▸ CHALLENGE:
Leave out the pictures, and return only the lines running from the one that contains "Reproduce this chart with matplotlib." to the one that contains "('Leasehold Area', leasehold, '#984807')]", both included, exactly as they appear.

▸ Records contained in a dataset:
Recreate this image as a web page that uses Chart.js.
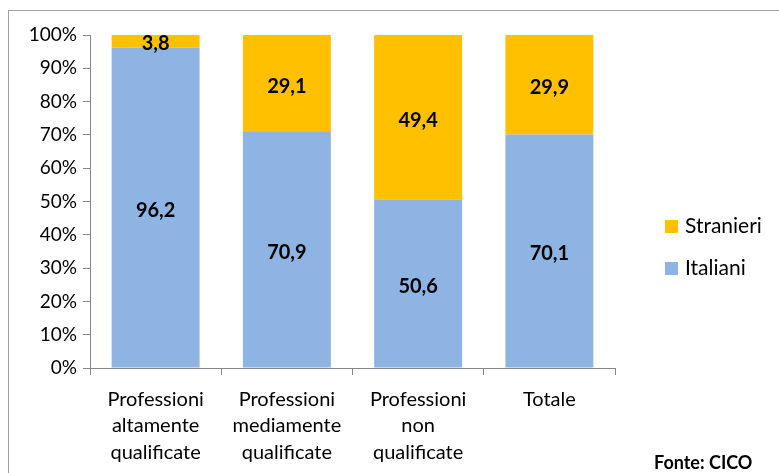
<!DOCTYPE html>
<html>
<head>
<meta charset="utf-8">
<script src="https://cdn.jsdelivr.net/npm/chart.js@4.4.1/dist/chart.umd.min.js"></script>
<style>
  body { margin: 0; background: #fff; font-family: Lato, "Open Sans", sans-serif; }
  #wrap { position: relative; width: 779px; height: 473px; overflow: hidden; }
  #frame { position: absolute; left: 8px; top: 10px; width: 800px; height: 500px; border: 1px solid #a0a0a0; }
  #c { position: absolute; left: 0; top: 0; }
  .leg { position: absolute; left: 665px; font-size: 21px; line-height: 24px; color: #000; }
  .leg span { display: inline-block; width: 13px; height: 13px; margin-right: 7px; vertical-align: 0px; }
  #fonte { position: absolute; left: 654px; top: 451px; font-weight: bold; font-size: 18px; }
</style>
</head>
<body>
<div id="wrap">
  <div id="frame"></div>
  <canvas id="c" width="779" height="473"></canvas>
  <div id="legend"></div>
  <div id="fonte">Fonte: CICO</div>
</div>
<script>
var categories = [
  ["Professioni", "altamente", "qualificate"],
  ["Professioni", "mediamente", "qualificate"],
  ["Professioni", "non", "qualificate"],
  "Totale"
];
var italiani = [96.2, 70.9, 50.6, 70.1];
var stranieri = [3.8, 29.1, 49.4, 29.9];
var yTicks = [0, 10, 20, 30, 40, 50, 60, 70, 80, 90, 100];

var axisColor = "#868686";

// value labels centred in each segment
var valueLabels = {
  id: "valueLabels",
  afterDatasetsDraw: function (chart) {
    var ctx = chart.ctx;
    ctx.save();
    ctx.font = "bold 20px Lato, sans-serif";
    ctx.fillStyle = "#000";
    ctx.textAlign = "center";
    ctx.textBaseline = "middle";
    chart.data.datasets.forEach(function (ds, i) {
      chart.getDatasetMeta(i).data.forEach(function (bar, j) {
        var p = bar.getProps(["x", "y", "base"], true);
        var y = (p.y + p.base) / 2 + 3;
        if (ds.data[j] < 5) y = p.y + 9;
        ctx.fillText(ds.data[j].toFixed(1).replace(".", ","), p.x, y);
      });
    });
    ctx.restore();
  }
};

var chart = new Chart(document.getElementById("c"), {
  type: "bar",
  data: {
    labels: categories,
    datasets: [
      { label: "Italiani", data: italiani, backgroundColor: "#8EB4E3", barPercentage: 0.67, categoryPercentage: 1 },
      { label: "Stranieri", data: stranieri, backgroundColor: "#FFC000", barPercentage: 0.67, categoryPercentage: 1 }
    ]
  },
  options: {
    responsive: false,
    animation: false,
    layout: { padding: { left: 20, top: 35, right: 164, bottom: 0 } },
    plugins: { legend: { display: false }, tooltip: { enabled: false } },
    scales: {
      x: {
        stacked: true,
        afterFit: function (s) { s.height = 105; },
        grid: { drawOnChartArea: false, color: axisColor, tickLength: 7 },
        border: { color: axisColor },
        ticks: { color: "#000", font: { size: 20, family: "Lato", lineHeight: 1.33 }, padding: 11 }
      },
      y: {
        stacked: true,
        min: 0,
        max: 100,
        afterFit: function (s) { s.width = 70; },
        afterBuildTicks: function (s) { s.ticks = yTicks.map(function (v) { return { value: v }; }); },
        grid: { drawOnChartArea: false, color: axisColor, tickLength: 7 },
        border: { color: axisColor },
        ticks: {
          color: "#000",
          font: { size: 19, family: "Lato" },
          padding: 6,
          callback: function (v) { return v + "%"; }
        }
      }
    }
  },
  plugins: [valueLabels]
});

// legend (reverse order, like the stack)
var legend = document.getElementById("legend");
var tops = [213, 255];
chart.data.datasets.slice().reverse().forEach(function (ds, i) {
  var d = document.createElement("div");
  d.className = "leg";
  d.style.top = tops[i] + "px";
  d.innerHTML = '<span style="background:' + ds.backgroundColor + '"></span>' + ds.label;
  legend.appendChild(d);
});
</script>
</body>
</html>
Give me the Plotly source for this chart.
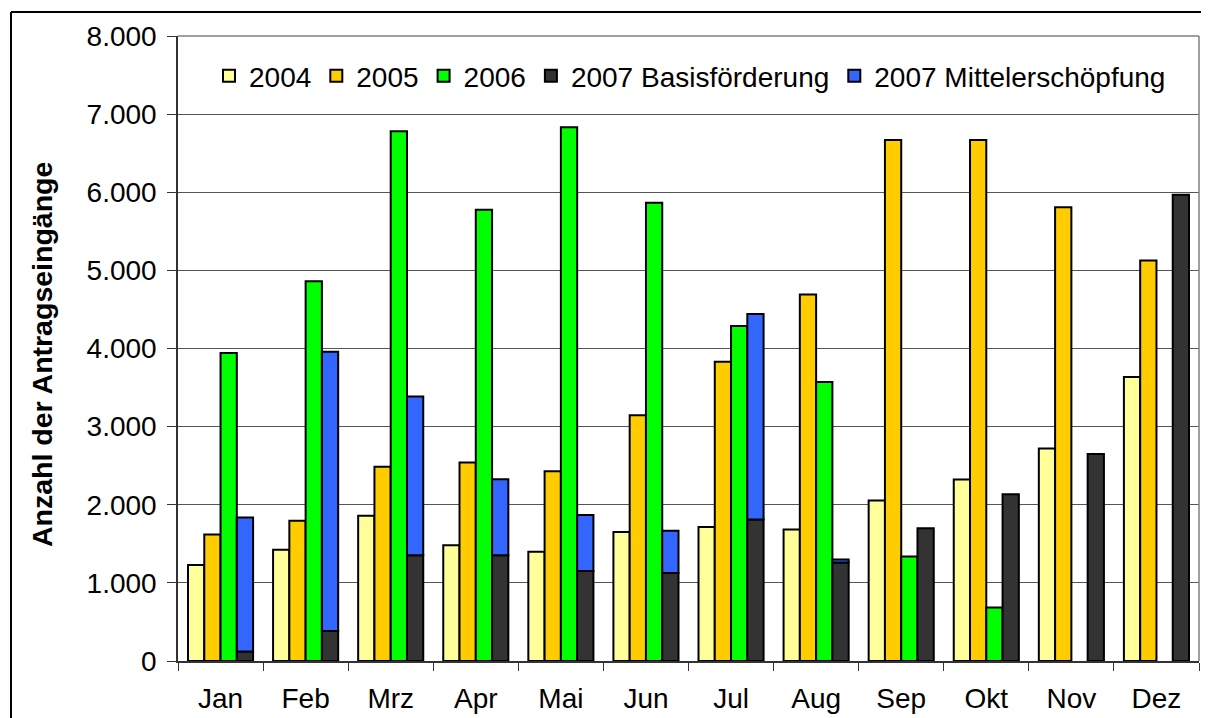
import plotly.graph_objects as go

months = ["Jan", "Feb", "Mrz", "Apr", "Mai", "Jun", "Jul", "Aug", "Sep", "Okt", "Nov", "Dez"]
y2004 = [1230, 1424, 1860, 1482, 1397, 1652, 1716, 1684, 2056, 2322, 2720, 3634]
y2005 = [1620, 1796, 2487, 2540, 2428, 3146, 3831, 4692, 6668, 6668, 5808, 5128]
y2006 = [3943, 4862, 6780, 5776, 6833, 5866, 4288, 3571, 1339, 685, None, None]
basis2007 = [122, 383, 1355, 1355, 1153, 1126, 1812, 1260, 1700, 2136, 2651, 5967]
mittel2007 = [1716, 3576, 2030, 972, 717, 542, 2630, 40, None, None, None, None]

FONT = "Liberation Sans, Arial, sans-serif"
OUT = dict(color="black", width=2)

fig = go.Figure()
fig.add_bar(x=months, y=y2004, name="2004", marker=dict(color="#FFFF99", line=OUT), offsetgroup="a")
fig.add_bar(x=months, y=y2005, name="2005", marker=dict(color="#FFCC00", line=OUT), offsetgroup="b")
fig.add_bar(x=months, y=y2006, name="2006", marker=dict(color="#00FF00", line=OUT), offsetgroup="c")
fig.add_bar(x=months, y=basis2007, name="2007 Basisförderung", marker=dict(color="#333333", line=OUT), offsetgroup="d")
fig.add_bar(x=months, y=mittel2007, base=basis2007, name="2007 Mittelerschöpfung",
            marker=dict(color="#3366FF", line=OUT), offsetgroup="d")

# page is offset by the 8px body margin
OFF = 8
W, H = 1209 - OFF, 718 - OFF
L, T = 178 - OFF, 36 - OFF
R = W - (1199 - OFF)
B = H - (661 - OFF)
pw, ph = W - L - R, H - T - B

def px(x):
    return (x - OFF - L) / pw

def py(y):
    return (H - B - (y - OFF)) / ph

shapes = [
    dict(type="line", xref="paper", yref="paper", x0=0, x1=1, y0=1, y1=1, line=dict(color="#808080", width=1.5)),
    dict(type="line", xref="paper", yref="paper", x0=1, x1=1, y0=0, y1=1, line=dict(color="#808080", width=1.5)),
    dict(type="line", xref="paper", yref="paper", x0=px(11), x1=px(1215), y0=py(12), y1=py(12), line=dict(color="black", width=2)),
    dict(type="line", xref="paper", yref="paper", x0=px(11), x1=px(11), y0=py(12), y1=py(725), line=dict(color="black", width=2)),
]

annotations = [
    dict(text="<b>Anzahl der Antragseingänge</b>", textangle=-90, xref="paper", yref="paper",
         x=px(42), y=py(355), xanchor="center", yanchor="middle", showarrow=False,
         font=dict(size=28.5, family=FONT, color="black")),
]

fig.update_layout(
    width=W, height=H,
    margin=dict(l=L, r=R, t=T, b=B, pad=0),
    paper_bgcolor="white", plot_bgcolor="white",
    barmode="group", bargap=0.235, bargroupgap=0,
    separators=",.",
    font=dict(family=FONT, size=28, color="black"),
    showlegend=True,
    legend=dict(orientation="h", x=px(690), xanchor="center", y=py(76), yanchor="middle",
                bgcolor="rgba(0,0,0,0)", font=dict(size=28), traceorder="normal",
                itemclick=False),
    shapes=shapes,
    annotations=annotations,
    xaxis=dict(type="category", showline=True, linecolor="#333333", linewidth=1.5,
               ticks="outside", tickson="boundaries", ticklen=8, tickcolor="#333333",
               tickfont=dict(size=28), ticklabelstandoff=12, showgrid=False, automargin=False),
    yaxis=dict(range=[0, 8000], dtick=1000, tickformat=",d", showline=True,
               linecolor="#333333", linewidth=1.5, ticks="outside", ticklen=9,
               tickcolor="#333333", showgrid=True, gridcolor="#555555", gridwidth=1,
               tickfont=dict(size=28), ticklabelstandoff=5, zeroline=False, automargin=False),
)

fig.write_html("out.html")
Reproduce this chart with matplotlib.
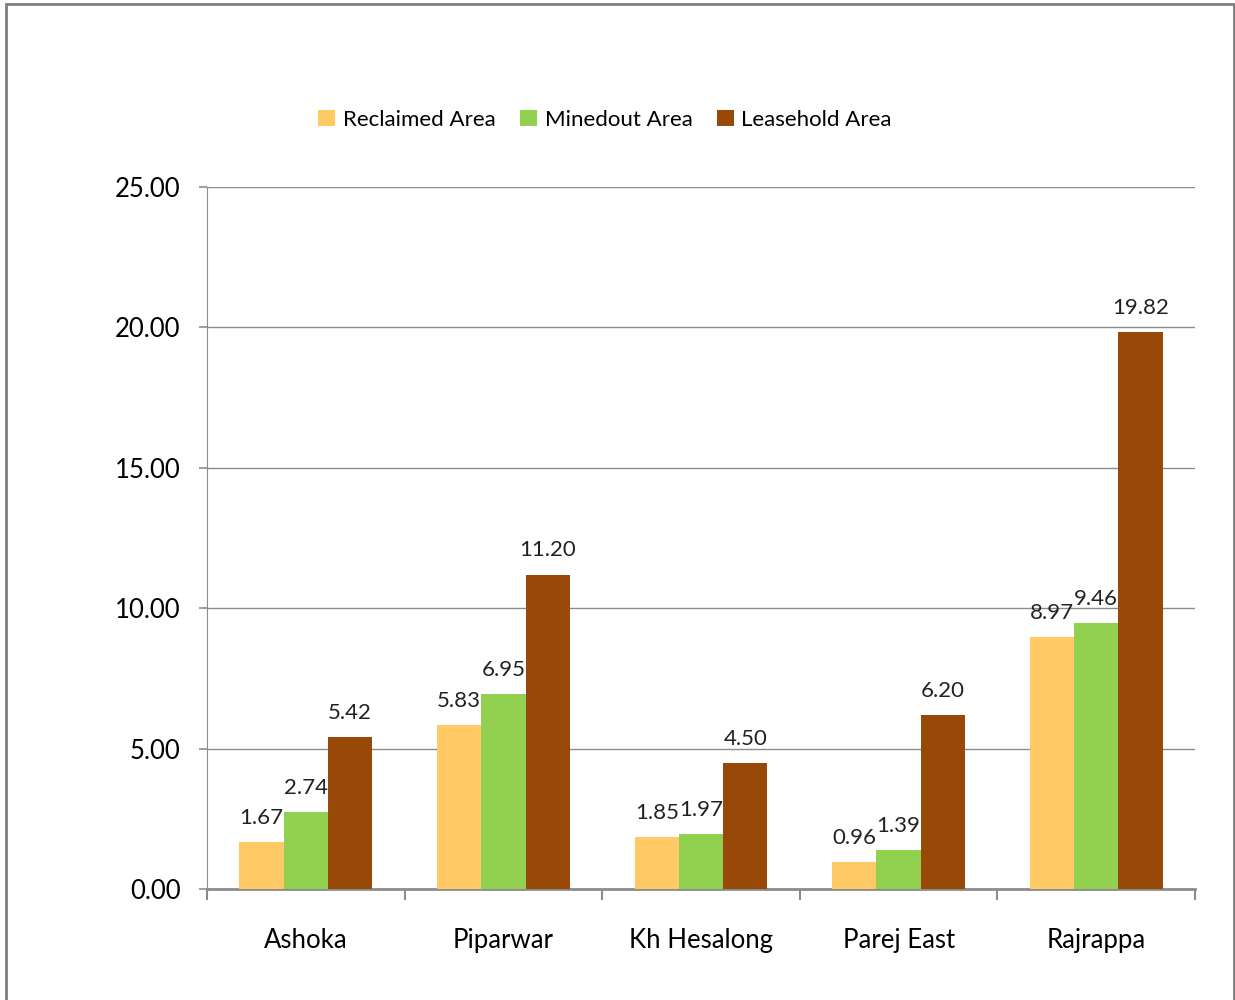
import numpy as np
import matplotlib
matplotlib.use('Agg')
import matplotlib.pyplot as plt
from matplotlib.patches import Rectangle

plt.rcParams['font.family'] = ['Lato', 'DejaVu Sans']

mines = ['Ashoka', 'Piparwar', 'Kh Hesalong', 'Parej East', 'Rajrappa']
reclaimed = [1.67, 5.83, 1.85, 0.96, 8.97]
minedout = [2.74, 6.95, 1.97, 1.39, 9.46]
leasehold = [5.42, 11.20, 4.50, 6.20, 19.82]

series = [('Reclaimed Area', reclaimed, '#FFCA66'),
          ('Minedout Area', minedout, '#92D050'),
          ('Leasehold Area', leasehold, '#984807')]

fig = plt.figure(figsize=(12.35, 10), dpi=100)
ax = fig.add_axes([0.1676, 0.111, 0.8, 0.702])

# outer chart border
fig.patches.append(Rectangle((0.005, -0.01), 0.994, 1.006, transform=fig.transFigure,
                             fill=False, edgecolor='#7f7f7f', linewidth=2))

x = np.arange(len(mines))
w = 0.224
for i, (name, vals, col) in enumerate(series):
    pos = x + (i - 1) * w
    bars = ax.bar(pos, vals, w, color=col, label=name, zorder=3)
    for xx, v in zip(pos, vals):
        ax.text(xx, v + 0.5, '%.2f' % v, ha='center', va='bottom', fontsize=16, color='#222222', zorder=4)

ax.set_xlim(-0.5, 4.5)
ax.set_ylim(0, 25)
ax.set_yticks(np.arange(0, 26, 5))
ax.set_yticklabels(['%.2f' % t for t in np.arange(0, 26, 5)], fontsize=18.5)
ax.yaxis.grid(True, color='#8c8c8c', linewidth=1, zorder=0)

ax.set_xticks(x)
ax.set_xticklabels(mines, fontsize=18.5)
ax.set_xticks(np.arange(-0.5, 5, 1), minor=True)
ax.tick_params(axis='x', which='major', length=0, pad=28)
ax.tick_params(axis='x', which='minor', length=8, color='#8c8c8c', width=1.5)
ax.tick_params(axis='y', length=6, color='#8c8c8c', pad=13, width=1.2)

for s in ['top', 'right']:
    ax.spines[s].set_visible(False)
ax.spines['left'].set_color('#8c8c8c')
ax.spines['bottom'].set_color('#8c8c8c')
ax.spines['bottom'].set_linewidth(2)

fig.legend(loc='center', bbox_to_anchor=(0.49, 0.88), ncol=3, frameon=False,
           fontsize=16, handlelength=0.75, handleheight=0.75, handletextpad=0.35, columnspacing=1.1)

fig.savefig('out.png', dpi=100)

▸ CORRECT RESULT:
Reproduce this chart with matplotlib.
import numpy as np
import matplotlib
matplotlib.use('Agg')
import matplotlib.pyplot as plt
from matplotlib.patches import Rectangle

plt.rcParams['font.family'] = ['Lato', 'DejaVu Sans']

mines = ['Ashoka', 'Piparwar', 'Kh Hesalong', 'Parej East', 'Rajrappa']
reclaimed = [1.67, 5.83, 1.85, 0.96, 8.97]
minedout = [2.74, 6.95, 1.97, 1.39, 9.46]
leasehold = [5.42, 11.20, 4.50, 6.20, 19.82]

series = [('Reclaimed Area', reclaimed, '#FFCA66'),
          ('Minedout Area', minedout, '#92D050'),
          ('Leasehold Area', leasehold, '#984807')]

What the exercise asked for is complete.